NEW YORK (GenomeWeb News) – The University of Texas at Austin will expand its Biomedical Engineering department with a $55 million building that will house interdisciplinary research programs in bioinformatics, molecular imaging, genotyping research, pharmacological studies, and more, UT said Thursday.
The building, which includes a dozen wet labs, eight tissue-culture rooms, and four computational labs, was bankrolled by the state’s Permanent University Fund, by $3 million from the Whitaker Foundation, and $5 million from the Cockrell School.

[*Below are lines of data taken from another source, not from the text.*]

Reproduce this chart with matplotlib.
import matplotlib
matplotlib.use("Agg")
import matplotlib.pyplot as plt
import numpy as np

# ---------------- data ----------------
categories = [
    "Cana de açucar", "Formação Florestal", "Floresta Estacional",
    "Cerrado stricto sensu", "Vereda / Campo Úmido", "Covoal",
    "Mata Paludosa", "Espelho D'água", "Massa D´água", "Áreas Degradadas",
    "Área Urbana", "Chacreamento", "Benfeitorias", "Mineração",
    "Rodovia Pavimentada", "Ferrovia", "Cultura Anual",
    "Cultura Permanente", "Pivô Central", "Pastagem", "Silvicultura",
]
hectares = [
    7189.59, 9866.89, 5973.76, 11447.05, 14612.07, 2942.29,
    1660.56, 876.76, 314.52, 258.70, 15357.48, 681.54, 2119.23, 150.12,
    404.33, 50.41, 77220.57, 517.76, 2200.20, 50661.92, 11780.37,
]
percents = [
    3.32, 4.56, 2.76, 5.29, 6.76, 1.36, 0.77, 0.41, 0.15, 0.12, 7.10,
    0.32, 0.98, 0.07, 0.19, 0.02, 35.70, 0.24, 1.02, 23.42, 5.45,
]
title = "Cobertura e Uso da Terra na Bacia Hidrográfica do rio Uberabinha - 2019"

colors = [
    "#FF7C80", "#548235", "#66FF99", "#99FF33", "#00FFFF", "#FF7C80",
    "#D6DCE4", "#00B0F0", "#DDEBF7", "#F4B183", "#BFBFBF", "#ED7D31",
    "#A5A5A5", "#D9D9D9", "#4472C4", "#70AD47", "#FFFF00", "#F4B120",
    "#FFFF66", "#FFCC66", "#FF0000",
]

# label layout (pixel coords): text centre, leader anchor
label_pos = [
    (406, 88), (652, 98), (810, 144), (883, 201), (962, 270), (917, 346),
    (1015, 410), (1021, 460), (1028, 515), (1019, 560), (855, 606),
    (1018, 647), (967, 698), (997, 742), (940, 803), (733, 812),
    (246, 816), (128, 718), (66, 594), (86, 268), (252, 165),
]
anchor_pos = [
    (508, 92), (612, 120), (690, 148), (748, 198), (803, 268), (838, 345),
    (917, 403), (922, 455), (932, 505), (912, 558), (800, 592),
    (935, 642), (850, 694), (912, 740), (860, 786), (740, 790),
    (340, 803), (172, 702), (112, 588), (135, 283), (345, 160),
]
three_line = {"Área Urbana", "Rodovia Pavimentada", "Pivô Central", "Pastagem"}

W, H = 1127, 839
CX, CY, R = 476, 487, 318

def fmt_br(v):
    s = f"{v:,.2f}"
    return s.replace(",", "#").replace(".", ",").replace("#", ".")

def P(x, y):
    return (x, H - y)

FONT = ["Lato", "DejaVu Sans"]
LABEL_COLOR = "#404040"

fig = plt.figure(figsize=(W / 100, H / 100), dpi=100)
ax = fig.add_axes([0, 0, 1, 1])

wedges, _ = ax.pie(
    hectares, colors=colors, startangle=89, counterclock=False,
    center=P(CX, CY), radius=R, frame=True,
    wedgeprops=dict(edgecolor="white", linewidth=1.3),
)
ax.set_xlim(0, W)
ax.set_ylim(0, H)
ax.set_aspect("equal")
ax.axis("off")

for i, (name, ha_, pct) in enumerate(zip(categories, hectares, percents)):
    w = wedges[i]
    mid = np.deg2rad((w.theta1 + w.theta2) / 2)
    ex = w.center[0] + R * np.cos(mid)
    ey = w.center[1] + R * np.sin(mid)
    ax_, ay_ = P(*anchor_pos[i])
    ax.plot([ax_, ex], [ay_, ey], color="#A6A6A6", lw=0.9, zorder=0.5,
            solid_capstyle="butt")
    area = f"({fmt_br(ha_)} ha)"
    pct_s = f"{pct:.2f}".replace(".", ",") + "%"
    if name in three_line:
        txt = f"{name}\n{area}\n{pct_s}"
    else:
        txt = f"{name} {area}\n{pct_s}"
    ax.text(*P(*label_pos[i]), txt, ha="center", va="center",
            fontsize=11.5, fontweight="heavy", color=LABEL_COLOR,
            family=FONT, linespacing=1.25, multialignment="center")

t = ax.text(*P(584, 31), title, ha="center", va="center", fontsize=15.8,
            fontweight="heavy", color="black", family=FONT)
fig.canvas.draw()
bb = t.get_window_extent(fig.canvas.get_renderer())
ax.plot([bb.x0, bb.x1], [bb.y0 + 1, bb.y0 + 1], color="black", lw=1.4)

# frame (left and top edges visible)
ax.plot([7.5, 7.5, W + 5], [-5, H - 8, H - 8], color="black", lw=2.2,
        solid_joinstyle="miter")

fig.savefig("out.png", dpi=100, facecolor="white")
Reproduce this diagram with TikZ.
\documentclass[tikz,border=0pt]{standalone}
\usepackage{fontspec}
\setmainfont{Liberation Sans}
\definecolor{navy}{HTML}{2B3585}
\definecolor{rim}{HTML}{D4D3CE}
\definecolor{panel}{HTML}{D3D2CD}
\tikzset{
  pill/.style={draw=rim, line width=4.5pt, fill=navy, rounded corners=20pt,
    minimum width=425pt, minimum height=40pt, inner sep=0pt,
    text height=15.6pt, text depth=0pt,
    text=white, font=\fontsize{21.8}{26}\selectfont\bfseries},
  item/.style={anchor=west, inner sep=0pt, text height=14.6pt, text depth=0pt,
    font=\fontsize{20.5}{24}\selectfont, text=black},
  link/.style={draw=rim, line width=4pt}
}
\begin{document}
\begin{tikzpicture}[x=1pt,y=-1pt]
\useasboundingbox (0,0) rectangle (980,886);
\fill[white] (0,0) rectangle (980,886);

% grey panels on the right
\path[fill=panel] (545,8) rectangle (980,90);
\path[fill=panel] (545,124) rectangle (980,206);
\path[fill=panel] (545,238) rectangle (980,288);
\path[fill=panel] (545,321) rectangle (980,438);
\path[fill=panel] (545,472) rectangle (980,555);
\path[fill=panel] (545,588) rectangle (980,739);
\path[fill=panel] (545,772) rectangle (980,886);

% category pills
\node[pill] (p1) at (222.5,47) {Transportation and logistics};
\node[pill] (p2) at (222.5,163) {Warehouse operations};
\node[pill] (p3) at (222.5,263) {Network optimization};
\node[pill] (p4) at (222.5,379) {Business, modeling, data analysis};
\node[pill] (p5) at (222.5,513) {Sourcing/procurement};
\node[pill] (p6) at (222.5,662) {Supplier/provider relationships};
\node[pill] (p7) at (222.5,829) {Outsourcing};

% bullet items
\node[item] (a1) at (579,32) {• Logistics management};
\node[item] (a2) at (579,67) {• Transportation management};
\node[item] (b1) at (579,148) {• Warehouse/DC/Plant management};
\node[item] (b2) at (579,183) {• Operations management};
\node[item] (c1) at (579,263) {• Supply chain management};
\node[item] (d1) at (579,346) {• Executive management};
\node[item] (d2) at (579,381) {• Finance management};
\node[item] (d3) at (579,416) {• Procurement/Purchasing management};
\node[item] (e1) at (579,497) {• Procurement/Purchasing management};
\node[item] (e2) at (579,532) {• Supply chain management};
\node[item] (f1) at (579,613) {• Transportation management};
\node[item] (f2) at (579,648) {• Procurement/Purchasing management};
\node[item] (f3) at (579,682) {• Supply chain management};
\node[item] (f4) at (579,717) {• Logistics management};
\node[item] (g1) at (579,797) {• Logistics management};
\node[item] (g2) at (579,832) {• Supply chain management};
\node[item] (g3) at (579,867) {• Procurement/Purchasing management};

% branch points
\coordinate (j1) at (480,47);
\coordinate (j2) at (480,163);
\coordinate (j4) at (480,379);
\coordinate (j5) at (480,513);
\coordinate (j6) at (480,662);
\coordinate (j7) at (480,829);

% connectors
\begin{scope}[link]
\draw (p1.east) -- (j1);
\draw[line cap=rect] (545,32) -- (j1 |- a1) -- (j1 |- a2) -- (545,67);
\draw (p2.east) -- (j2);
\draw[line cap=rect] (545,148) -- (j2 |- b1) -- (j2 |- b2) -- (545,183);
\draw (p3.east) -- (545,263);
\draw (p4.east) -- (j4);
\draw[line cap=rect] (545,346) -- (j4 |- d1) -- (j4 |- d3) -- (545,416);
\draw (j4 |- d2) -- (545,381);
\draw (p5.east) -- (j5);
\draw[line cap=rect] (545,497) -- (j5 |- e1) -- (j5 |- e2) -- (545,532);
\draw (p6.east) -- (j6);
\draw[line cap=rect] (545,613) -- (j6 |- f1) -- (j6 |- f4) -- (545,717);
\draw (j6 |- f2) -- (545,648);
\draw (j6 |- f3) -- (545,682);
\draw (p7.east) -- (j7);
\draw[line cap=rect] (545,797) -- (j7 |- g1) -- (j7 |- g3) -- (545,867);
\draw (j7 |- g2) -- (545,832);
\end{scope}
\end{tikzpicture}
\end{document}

The 141,000-square-foot, six-story building will include laboratory, classroom, and administrative spaces, and it will function as a “gateway” to the University’s planned northern campus life sciences expansion, which will include the James R. Moffett Molecular Biology Building, a neural and molecular science building, an experimental science building, and the College of Pharmacy buildings.
The Biomedical Engineering program is a joint venture between the University, the MD Anderson Cancer Center, and the University of Texas Health Science Center at Houston.
Two floors of the building will be occupied by the College of Natural Sciences and by the College of Pharmacy.
"We will see breakthroughs by these researchers in medical imaging, nerve regeneration, cancer detection and treatment, drug synthesis and delivery, and countless other areas," said Cockrell School of Engineering Dean Ben Streetman.
Kenneth Diller, who is biomedical engineering chairman, said the research will include studies of diseases such as cancer, glaucoma, diabetes, Alzheimer’s, and others.
The University did not specify when the new building will open.